Zmiana ta dotyczy głównie emerytów, którzy pobierają świadczenie przed osiągnięciem wieku emerytalnego, ale także rencistów. Osoby, które już osiągnęły wiek emerytalny – obecnie 60 lat dla kobiet i 65 lat dla mężczyzn – mogą dorabiać bez ograniczeń, a ich wypłaty z ZUS pozostaną bez zmian. Problem pojawia się jednak u tych, którzy pracują zawodowo, ale nie ukończyli jeszcze wymaganego wieku lub pobierają różne rodzaje rent. To właśnie ich dotkną wrześniowe ograniczenia.
Przeczytaj też: Niepokojąca prognoza ZUS. Emerytury będą znacznie niższe
6124,10 zł brutto miesięcznie to wartość graniczna
Nowe przepisy zakładają, że bezpieczny limit zarobków to 6124,10 zł brutto miesięcznie. Do tej kwoty emerytura lub renta nie zostanie pomniejszona. Jeśli jednak przychód przekroczy tę granicę, ale nie przekroczy 11 373,30 zł brutto, świadczenie będzie obniżane.
Jeśli chodzi o wysokość potrącenia, obowiązują maksymalne kwoty. Dla emerytury i renty z tytułu całkowitej niezdolności do pracy jest to 939,61 zł, dla renty z tytułu częściowej niezdolności do pracy – 704,75 zł, a dla renty rodzinnej przysługującej jednej osobie – 798,72 zł. Jeśli przychód przekroczy 11 373,30 zł brutto, ZUS zawiesi wypłatę świadczenia za dany miesiąc w całości.
Nie można też zapominać o osobach, które pobierają świadczenie minimalne.
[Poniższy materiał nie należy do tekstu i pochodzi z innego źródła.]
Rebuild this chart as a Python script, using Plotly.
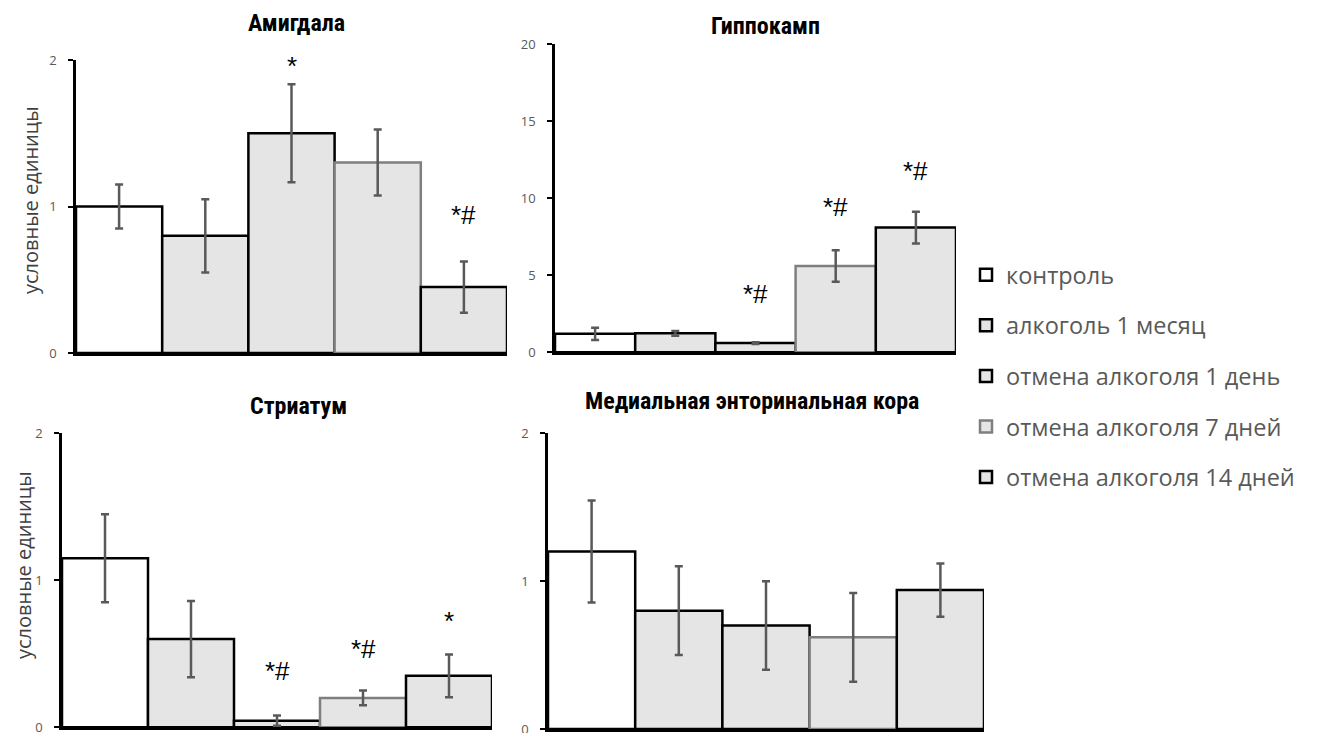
import plotly.graph_objects as go

# The page body adds an 8px offset; the figure is sized so that figure + offset = window.
OFF = 8
W, H = 1317 - OFF, 733 - OFF


def px(x):
    return (x - OFF) / W


def py(y):
    return 1 - (y - OFF) / H


series = ["контроль", "алкоголь 1 месяц", "отмена алкоголя 1 день",
          "отмена алкоголя 7 дней", "отмена алкоголя 14 дней"]
fills = ["#ffffff", "#e5e5e5", "#e5e5e5", "#e5e5e5", "#e5e5e5"]
outlines = ["#000000", "#000000", "#000000", "#7f7f7f", "#000000"]

titles = ["Амигдала", "Гиппокамп", "Стриатум", "Медиальная энторинальная кора"]

amyg_vals = [1.00, 0.80, 1.50, 1.30, 0.45]
amyg_err = [0.15, 0.25, 0.335, 0.225, 0.175]
amyg_marks = ["", "", "*", "", "*#"]
amyg_mark_y = [0, 0, 1.96, 0, 0.94]

hipp_vals = [1.20, 1.23, 0.60, 5.60, 8.10]
hipp_err = [0.40, 0.15, 0.06, 1.02, 1.03]
hipp_marks = ["", "", "*#", "*#", "*#"]
hipp_mark_y = [0, 0, 3.8, 9.45, 11.8]

stri_vals = [1.15, 0.60, 0.045, 0.20, 0.35]
stri_err = [0.30, 0.26, 0.035, 0.05, 0.145]
stri_marks = ["", "", "*#", "*#", "*"]
stri_mark_y = [0, 0, 0.38, 0.53, 0.72]

mec_vals = [1.20, 0.80, 0.70, 0.62, 0.94]
mec_err = [0.345, 0.30, 0.30, 0.30, 0.18]
mec_marks = ["", "", "", "", ""]
mec_mark_y = [0, 0, 0, 0, 0]

y_ranges = [[0, 2], [0, 20], [0, 2], [0, 2]]
y_dticks = [1, 5, 1, 1]

panels = [
    (amyg_vals, amyg_err, amyg_marks, amyg_mark_y),
    (hipp_vals, hipp_err, hipp_marks, hipp_mark_y),
    (stri_vals, stri_err, stri_marks, stri_mark_y),
    (mec_vals, mec_err, mec_marks, mec_mark_y),
]

# screen-pixel boxes of the plot areas: (x0, x1, ybottom, ytop)
boxes = [(76, 507, 353, 60), (555, 956, 352.3, 44.3),
         (62, 492, 727.3, 433.3), (548, 984, 729, 433.3)]
title_pos = [(296, 23), (766, 26), (298, 406), (752, 401)]

fig = go.Figure()
layout = {}
annotations = []

for p, (vals, errs, marks, mys) in enumerate(panels):
    ax = "" if p == 0 else str(p + 1)
    xref, yref = "x" + ax, "y" + ax
    for i, name in enumerate(series):
        fig.add_trace(go.Bar(
            x=[i], y=[vals[i]], width=1, name=name,
            legendgroup=name, showlegend=(p == 0),
            marker=dict(color=fills[i], line=dict(color=outlines[i], width=2.5)),
            error_y=dict(type="data", array=[errs[i]], color="#595959",
                         thickness=2.5, width=4),
            xaxis=xref, yaxis=yref,
        ))
        if marks[i]:
            annotations.append(dict(
                x=i, y=mys[i], xref=xref, yref=yref, text=marks[i],
                showarrow=False, yanchor="middle",
                font=dict(family="Liberation Sans, Arial", size=26, color="#000000")))
    x0, x1, yb, yt = boxes[p]
    layout["xaxis" + ax] = dict(
        domain=[px(x0), px(x1)], range=[-0.5, 4.5], anchor=yref,
        showline=True, linecolor="#000000", linewidth=2.5,
        showticklabels=False, ticks="", showgrid=False, zeroline=False,
        automargin=False, fixedrange=True)
    layout["yaxis" + ax] = dict(
        domain=[py(yb), py(yt)], range=y_ranges[p], anchor=xref,
        dtick=y_dticks[p], tick0=0,
        showline=True, linecolor="#000000", linewidth=2.5,
        ticks="outside", ticklen=5, tickwidth=2, tickcolor="#000000",
        ticklabelstandoff=9, ticklabeloverflow="allow",
        tickfont=dict(family="Open Sans, Noto Sans", size=13, color="#595959"),
        showgrid=False, zeroline=False, automargin=False, fixedrange=True)
    tx, ty = title_pos[p]
    annotations.append(dict(
        x=px(tx), y=py(ty), xref="paper", yref="paper", text="<b>" + titles[p] + "</b>",
        showarrow=False, xanchor="center", yanchor="middle",
        font=dict(family="Roboto Condensed, Liberation Sans Narrow, Roboto", size=24,
                  color="#000000")))

for (lx, ly) in [(31, 200), (23, 565)]:
    annotations.append(dict(
        x=px(lx), y=py(ly), xref="paper", yref="paper", text="условные единицы",
        showarrow=False, textangle=-90, xanchor="center", yanchor="middle",
        font=dict(family="Open Sans, Noto Sans", size=20, color="#404040")))

fig.update_layout(
    template="none",
    width=W, height=H,
    margin=dict(l=0, r=0, t=0, b=0, autoexpand=False),
    paper_bgcolor="#ffffff", plot_bgcolor="#ffffff",
    barmode="overlay",
    showlegend=True,
    legend=dict(x=px(966), y=py(253), xanchor="left", yanchor="top",
                traceorder="grouped", tracegroupgap=17,
                font=dict(family="Open Sans, Noto Sans", size=23.5, color="#595959"),
                bgcolor="rgba(0,0,0,0)"),
    annotations=annotations,
    **layout,
)

fig.write_html("out.html")
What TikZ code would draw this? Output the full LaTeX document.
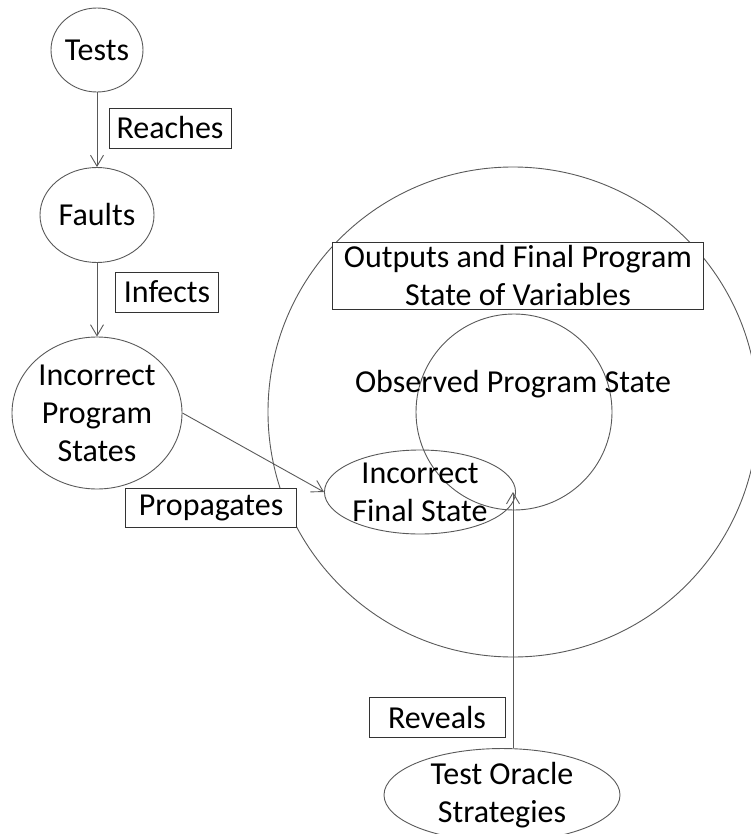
\documentclass[tikz,border=0pt]{standalone}
\usepackage{fontspec}
\setmainfont{Carlito}
\usetikzlibrary{shapes.geometric,arrows.meta}
\begin{document}
\begin{tikzpicture}[x=1pt,y=-1pt,
    every node/.style={font=\fontsize{32}{38}\selectfont, align=center, inner sep=0pt},
    oval/.style={draw=black!65, line width=0.9pt, ellipse},
    labelbox/.style={draw=black!80, line width=0.9pt, rectangle, minimum height=40pt},
    link/.style={draw=black!65, line width=0.9pt, -{Straight Barb[length=11pt,width=13pt]}}]
       \useasboundingbox (0,0) rectangle (751,834);
       \clip (0,0) rectangle (751,834);
       \node[oval, circle, minimum size=490pt] (outer) at (513,412) {};
       \node[oval, circle, minimum size=196pt] (observed) at (514,412) {};
       \node at (513,384) {Observed Program State};
       \node[labelbox, fill=white, minimum width=371pt, minimum height=67pt] (outputs) at (518,276) {Outputs and Final Program\\State of Variables};
       \node[oval, minimum width=92pt, minimum height=84pt] (tests) at (97,50) {Tests};
       \node[oval, minimum width=114pt, minimum height=95pt] (faults) at (97,215) {Faults};
       \node[oval, minimum width=170pt, minimum height=152pt] (ips) at (97,413) {Incorrect\\Program\\States};
       \node[oval, minimum width=186pt, minimum height=84pt] (ifs) at (420,492) {Incorrect\\Final State};
       \node[oval, minimum width=236pt, minimum height=80pt] (oracle) at (502,795) {Test Oracle\\Strategies};
       \node[labelbox, minimum width=122pt] (reaches) at (170,128) {Reaches};
       \node[labelbox, minimum width=103pt] (infects) at (167,292) {Infects};
       \node[labelbox, fill=white, minimum width=171pt, minimum height=39pt] (propagates) at (211,508) {Propagates};
       \node[labelbox, minimum width=136pt] (reveals) at (437,717) {Reveals};
       \coordinate (seen) at (513,492);
       \draw[link] (tests) -- (faults);
       \draw[link] (faults) -- (ips);
       \draw[link] (ips.east) -- (ifs.west);
       \draw[link] (seen |- oracle.north) -- (seen);
    \end{tikzpicture}
\end{document}
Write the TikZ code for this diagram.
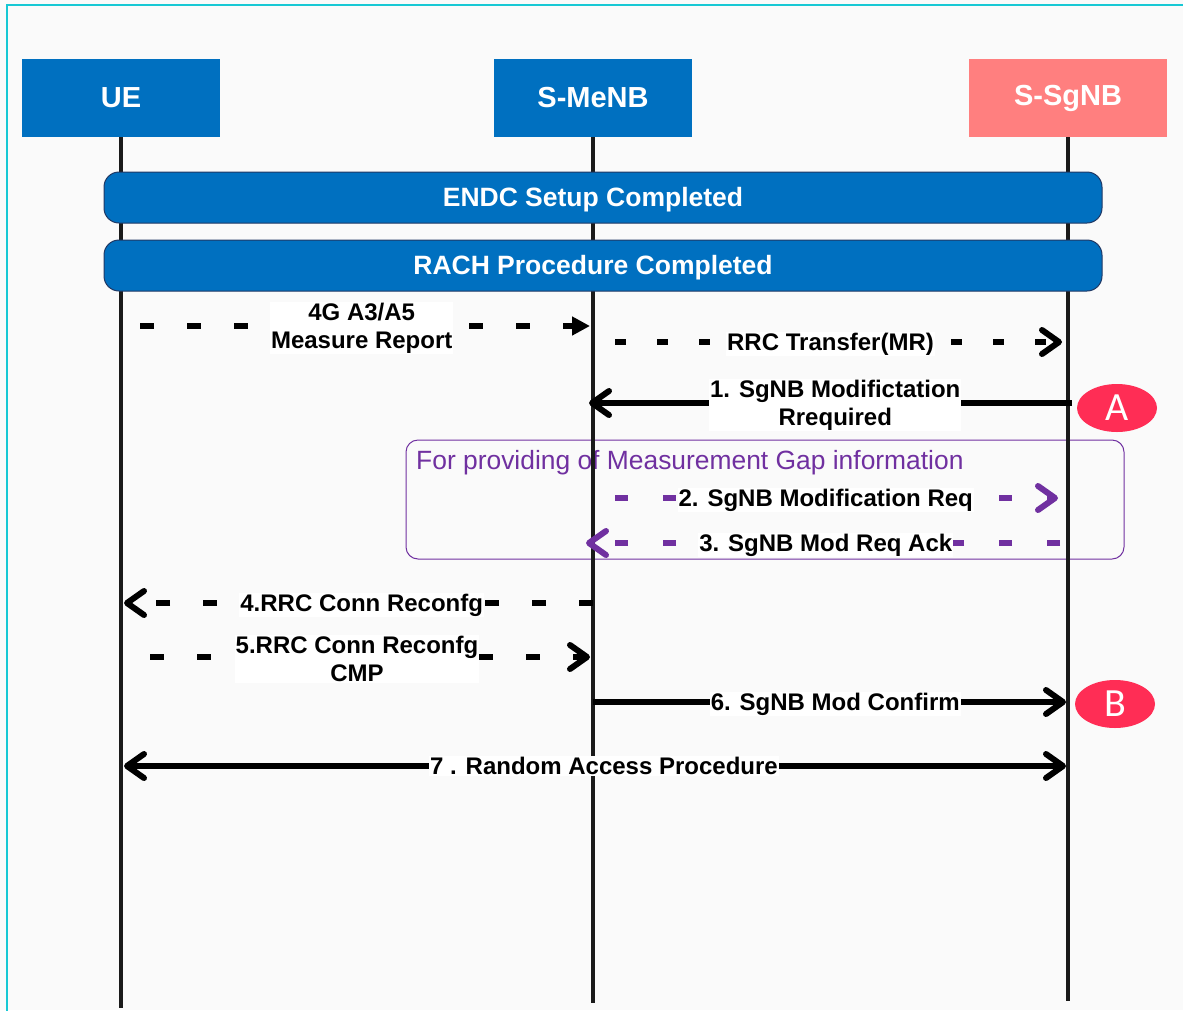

W ich przypadku, jeśli przekroczą próg dochodu, ZUS nie dopłaci różnicy do minimalnej emerytury (od marca 2025 r. wynosi ona 1878,91 zł brutto). To oznacza, że przelew będzie mniejszy, co dla wielu seniorów może być bolesnym zaskoczeniem.
Przeczytaj też: Czternastki 2025: Dodatkowe pieniądze dla seniorów. Kto i kiedy może się ich spodziewać?

Zmiany dotkną też rencistów
Ograniczenia obejmą również rencistów, którzy dorabiają do swoich świadczeń. Renty – podobnie jak wcześniejsze emerytury – będą podlegały zmniejszeniu lub zawieszeniu w zależności od wysokości dodatkowych zarobków. Zasady są tu identyczne jak w przypadku emerytów przed osiągnięciem wieku emerytalnego.
Od limitów są jednak wyjątki. Nowe przepisy nie obejmą m.in. osób pobierających renty dla inwalidów wojennych i wojskowych, których niezdolność do pracy powstała w związku ze służbą. Ograniczeniami nie muszą się też martwić osoby pobierające renty rodzinne po zmarłych bliskich, a także ci, którzy wybrali rentę rodzinną zamiast własnej emerytury, bo okazała się ona korzystniejsza finansowo.
Jak widać, dla wielu seniorów i rencistów wrzesień przyniesie mniej korzystne warunki. W praktyce oznacza to, że każda dodatkowa umowa będzie wymagała szczególnej ostrożności, by nie stracić części albo całości świadczenia.